» Aim
Exclude images, then output the remaining data verbatim.
— BEGIN Information supplied —
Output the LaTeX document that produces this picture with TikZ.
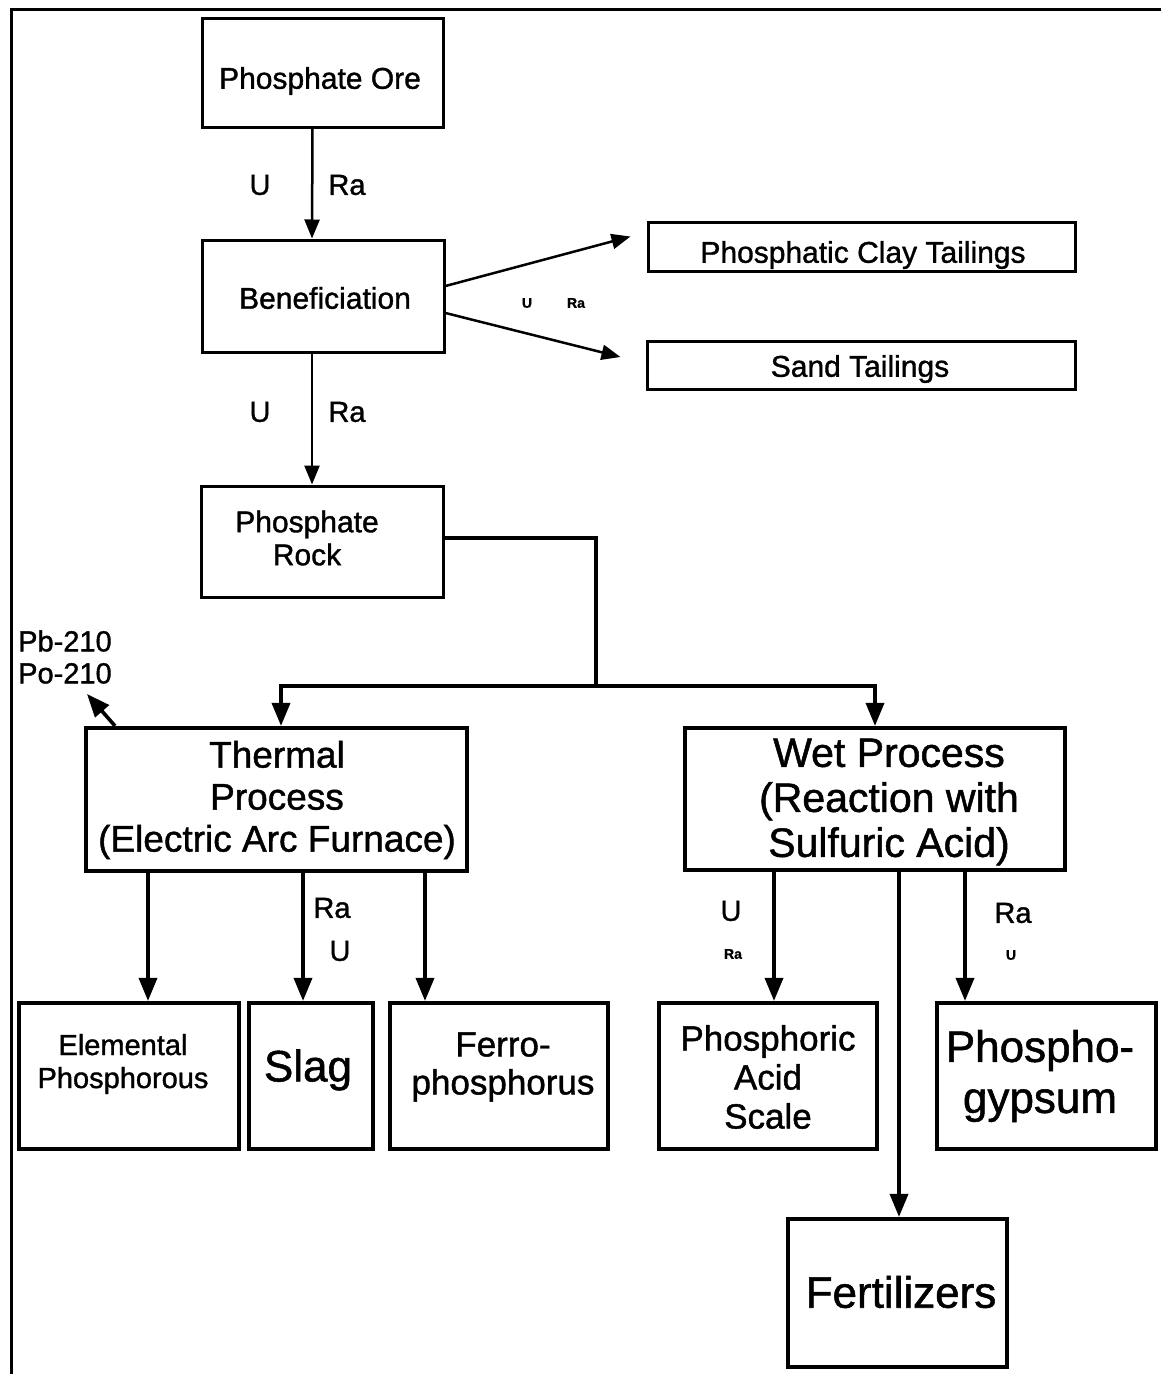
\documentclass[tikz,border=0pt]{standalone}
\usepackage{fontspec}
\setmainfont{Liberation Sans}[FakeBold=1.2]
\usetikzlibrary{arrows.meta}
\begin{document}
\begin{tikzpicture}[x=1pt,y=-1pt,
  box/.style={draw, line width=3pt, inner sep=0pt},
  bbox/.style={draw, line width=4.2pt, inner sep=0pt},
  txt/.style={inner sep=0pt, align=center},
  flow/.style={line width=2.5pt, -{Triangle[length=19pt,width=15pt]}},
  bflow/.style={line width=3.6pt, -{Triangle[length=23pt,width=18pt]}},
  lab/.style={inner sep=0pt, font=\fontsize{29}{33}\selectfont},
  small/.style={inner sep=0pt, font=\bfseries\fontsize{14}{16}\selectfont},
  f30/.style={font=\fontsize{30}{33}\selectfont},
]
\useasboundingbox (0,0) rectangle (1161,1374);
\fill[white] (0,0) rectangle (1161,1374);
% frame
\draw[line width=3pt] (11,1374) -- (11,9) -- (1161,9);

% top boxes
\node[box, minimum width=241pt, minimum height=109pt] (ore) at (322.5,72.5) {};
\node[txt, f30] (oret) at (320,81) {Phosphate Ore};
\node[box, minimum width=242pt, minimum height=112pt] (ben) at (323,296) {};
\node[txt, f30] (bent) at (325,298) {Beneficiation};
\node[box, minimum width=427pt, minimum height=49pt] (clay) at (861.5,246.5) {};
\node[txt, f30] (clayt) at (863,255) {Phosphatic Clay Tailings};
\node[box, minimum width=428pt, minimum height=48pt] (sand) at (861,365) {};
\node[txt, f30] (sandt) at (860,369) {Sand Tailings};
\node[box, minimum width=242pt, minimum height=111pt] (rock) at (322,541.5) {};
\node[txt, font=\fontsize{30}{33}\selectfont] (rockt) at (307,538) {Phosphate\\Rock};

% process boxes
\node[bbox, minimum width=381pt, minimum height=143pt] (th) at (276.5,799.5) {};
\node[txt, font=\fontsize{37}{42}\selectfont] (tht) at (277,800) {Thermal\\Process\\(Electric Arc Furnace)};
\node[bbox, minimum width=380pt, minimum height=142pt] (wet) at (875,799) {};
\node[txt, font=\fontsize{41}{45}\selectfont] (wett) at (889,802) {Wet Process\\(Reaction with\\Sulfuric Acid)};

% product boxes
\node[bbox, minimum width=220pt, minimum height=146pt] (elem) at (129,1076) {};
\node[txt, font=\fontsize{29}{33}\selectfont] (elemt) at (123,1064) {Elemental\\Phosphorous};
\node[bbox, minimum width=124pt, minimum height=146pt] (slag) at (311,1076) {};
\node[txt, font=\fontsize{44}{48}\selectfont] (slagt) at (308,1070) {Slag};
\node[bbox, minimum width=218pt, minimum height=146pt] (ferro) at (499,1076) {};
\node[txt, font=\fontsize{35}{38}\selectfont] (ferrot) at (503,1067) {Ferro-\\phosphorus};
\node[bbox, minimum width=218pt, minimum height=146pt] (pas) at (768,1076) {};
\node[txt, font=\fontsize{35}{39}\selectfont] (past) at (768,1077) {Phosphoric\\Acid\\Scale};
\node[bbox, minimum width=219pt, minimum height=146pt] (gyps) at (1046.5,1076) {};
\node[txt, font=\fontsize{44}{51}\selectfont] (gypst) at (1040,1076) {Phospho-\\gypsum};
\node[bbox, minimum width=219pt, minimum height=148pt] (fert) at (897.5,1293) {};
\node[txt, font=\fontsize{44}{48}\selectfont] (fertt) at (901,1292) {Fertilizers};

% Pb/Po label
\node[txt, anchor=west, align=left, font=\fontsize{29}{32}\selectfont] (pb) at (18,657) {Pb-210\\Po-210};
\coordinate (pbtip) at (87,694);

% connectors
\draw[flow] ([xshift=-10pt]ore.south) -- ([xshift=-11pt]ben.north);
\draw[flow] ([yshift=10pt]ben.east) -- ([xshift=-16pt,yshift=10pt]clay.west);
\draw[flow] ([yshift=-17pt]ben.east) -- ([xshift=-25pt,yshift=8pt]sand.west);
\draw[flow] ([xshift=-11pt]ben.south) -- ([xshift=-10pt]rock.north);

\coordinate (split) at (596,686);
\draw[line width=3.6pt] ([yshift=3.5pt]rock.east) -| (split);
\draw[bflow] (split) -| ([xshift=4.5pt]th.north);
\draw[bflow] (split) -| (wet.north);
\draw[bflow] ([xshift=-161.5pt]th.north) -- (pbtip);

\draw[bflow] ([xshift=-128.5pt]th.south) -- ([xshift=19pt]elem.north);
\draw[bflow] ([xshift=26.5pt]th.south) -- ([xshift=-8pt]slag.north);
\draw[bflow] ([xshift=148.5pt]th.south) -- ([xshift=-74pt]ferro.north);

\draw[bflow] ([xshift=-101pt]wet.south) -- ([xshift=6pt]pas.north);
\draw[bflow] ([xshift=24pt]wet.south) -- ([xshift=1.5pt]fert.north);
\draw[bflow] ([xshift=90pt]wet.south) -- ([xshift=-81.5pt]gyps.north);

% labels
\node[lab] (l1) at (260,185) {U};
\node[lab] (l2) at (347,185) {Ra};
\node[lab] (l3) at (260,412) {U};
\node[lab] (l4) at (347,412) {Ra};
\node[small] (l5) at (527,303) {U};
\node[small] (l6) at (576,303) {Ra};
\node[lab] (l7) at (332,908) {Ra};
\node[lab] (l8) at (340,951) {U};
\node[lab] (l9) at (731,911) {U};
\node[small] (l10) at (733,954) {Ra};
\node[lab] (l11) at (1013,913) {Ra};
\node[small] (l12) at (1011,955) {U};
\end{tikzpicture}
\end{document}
— END Information supplied —
» Task output
Output the LaTeX document that produces this picture with TikZ.
\documentclass[tikz,border=0pt]{standalone}
\usepackage{fontspec}
\setmainfont{Liberation Sans}[FakeBold=1.2]
\usetikzlibrary{arrows.meta}
\begin{document}
\begin{tikzpicture}[x=1pt,y=-1pt,
  box/.style={draw, line width=3pt, inner sep=0pt},
  bbox/.style={draw, line width=4.2pt, inner sep=0pt},
  txt/.style={inner sep=0pt, align=center},
  flow/.style={line width=2.5pt, -{Triangle[length=19pt,width=15pt]}},
  bflow/.style={line width=3.6pt, -{Triangle[length=23pt,width=18pt]}},
  lab/.style={inner sep=0pt, font=\fontsize{29}{33}\selectfont},
  small/.style={inner sep=0pt, font=\bfseries\fontsize{14}{16}\selectfont},
  f30/.style={font=\fontsize{30}{33}\selectfont},
]
\useasboundingbox (0,0) rectangle (1161,1374);
\fill[white] (0,0) rectangle (1161,1374);
% frame
\draw[line width=3pt] (11,1374) -- (11,9) -- (1161,9);

% top boxes
\node[box, minimum width=241pt, minimum height=109pt] (ore) at (322.5,72.5) {};
\node[txt, f30] (oret) at (320,81) {Phosphate Ore};
\node[box, minimum width=242pt, minimum height=112pt] (ben) at (323,296) {};
\node[txt, f30] (bent) at (325,298) {Beneficiation};
\node[box, minimum width=427pt, minimum height=49pt] (clay) at (861.5,246.5) {};
\node[txt, f30] (clayt) at (863,255) {Phosphatic Clay Tailings};
\node[box, minimum width=428pt, minimum height=48pt] (sand) at (861,365) {};
\node[txt, f30] (sandt) at (860,369) {Sand Tailings};
\node[box, minimum width=242pt, minimum height=111pt] (rock) at (322,541.5) {};
\node[txt, font=\fontsize{30}{33}\selectfont] (rockt) at (307,538) {Phosphate\\Rock};

% process boxes
\node[bbox, minimum width=381pt, minimum height=143pt] (th) at (276.5,799.5) {};
\node[txt, font=\fontsize{37}{42}\selectfont] (tht) at (277,800) {Thermal\\Process\\(Electric Arc Furnace)};
\node[bbox, minimum width=380pt, minimum height=142pt] (wet) at (875,799) {};
\node[txt, font=\fontsize{41}{45}\selectfont] (wett) at (889,802) {Wet Process\\(Reaction with\\Sulfuric Acid)};

% product boxes
\node[bbox, minimum width=220pt, minimum height=146pt] (elem) at (129,1076) {};
\node[txt, font=\fontsize{29}{33}\selectfont] (elemt) at (123,1064) {Elemental\\Phosphorous};
\node[bbox, minimum width=124pt, minimum height=146pt] (slag) at (311,1076) {};
\node[txt, font=\fontsize{44}{48}\selectfont] (slagt) at (308,1070) {Slag};
\node[bbox, minimum width=218pt, minimum height=146pt] (ferro) at (499,1076) {};
\node[txt, font=\fontsize{35}{38}\selectfont] (ferrot) at (503,1067) {Ferro-\\phosphorus};
\node[bbox, minimum width=218pt, minimum height=146pt] (pas) at (768,1076) {};
\node[txt, font=\fontsize{35}{39}\selectfont] (past) at (768,1077) {Phosphoric\\Acid\\Scale};
\node[bbox, minimum width=219pt, minimum height=146pt] (gyps) at (1046.5,1076) {};
\node[txt, font=\fontsize{44}{51}\selectfont] (gypst) at (1040,1076) {Phospho-\\gypsum};
\node[bbox, minimum width=219pt, minimum height=148pt] (fert) at (897.5,1293) {};
\node[txt, font=\fontsize{44}{48}\selectfont] (fertt) at (901,1292) {Fertilizers};

% Pb/Po label
\node[txt, anchor=west, align=left, font=\fontsize{29}{32}\selectfont] (pb) at (18,657) {Pb-210\\Po-210};
\coordinate (pbtip) at (87,694);

% connectors
\draw[flow] ([xshift=-10pt]ore.south) -- ([xshift=-11pt]ben.north);
\draw[flow] ([yshift=10pt]ben.east) -- ([xshift=-16pt,yshift=10pt]clay.west);
\draw[flow] ([yshift=-17pt]ben.east) -- ([xshift=-25pt,yshift=8pt]sand.west);
\draw[flow] ([xshift=-11pt]ben.south) -- ([xshift=-10pt]rock.north);

\coordinate (split) at (596,686);
\draw[line width=3.6pt] ([yshift=3.5pt]rock.east) -| (split);
\draw[bflow] (split) -| ([xshift=4.5pt]th.north);
\draw[bflow] (split) -| (wet.north);
\draw[bflow] ([xshift=-161.5pt]th.north) -- (pbtip);

\draw[bflow] ([xshift=-128.5pt]th.south) -- ([xshift=19pt]elem.north);
\draw[bflow] ([xshift=26.5pt]th.south) -- ([xshift=-8pt]slag.north);
\draw[bflow] ([xshift=148.5pt]th.south) -- ([xshift=-74pt]ferro.north);

\draw[bflow] ([xshift=-101pt]wet.south) -- ([xshift=6pt]pas.north);
\draw[bflow] ([xshift=24pt]wet.south) -- ([xshift=1.5pt]fert.north);
\draw[bflow] ([xshift=90pt]wet.south) -- ([xshift=-81.5pt]gyps.north);

% labels
\node[lab] (l1) at (260,185) {U};
\node[lab] (l2) at (347,185) {Ra};
\node[lab] (l3) at (260,412) {U};
\node[lab] (l4) at (347,412) {Ra};
\node[small] (l5) at (527,303) {U};
\node[small] (l6) at (576,303) {Ra};
\node[lab] (l7) at (332,908) {Ra};
\node[lab] (l8) at (340,951) {U};
\node[lab] (l9) at (731,911) {U};
\node[small] (l10) at (733,954) {Ra};
\node[lab] (l11) at (1013,913) {Ra};
\node[small] (l12) at (1011,955) {U};
\end{tikzpicture}
\end{document}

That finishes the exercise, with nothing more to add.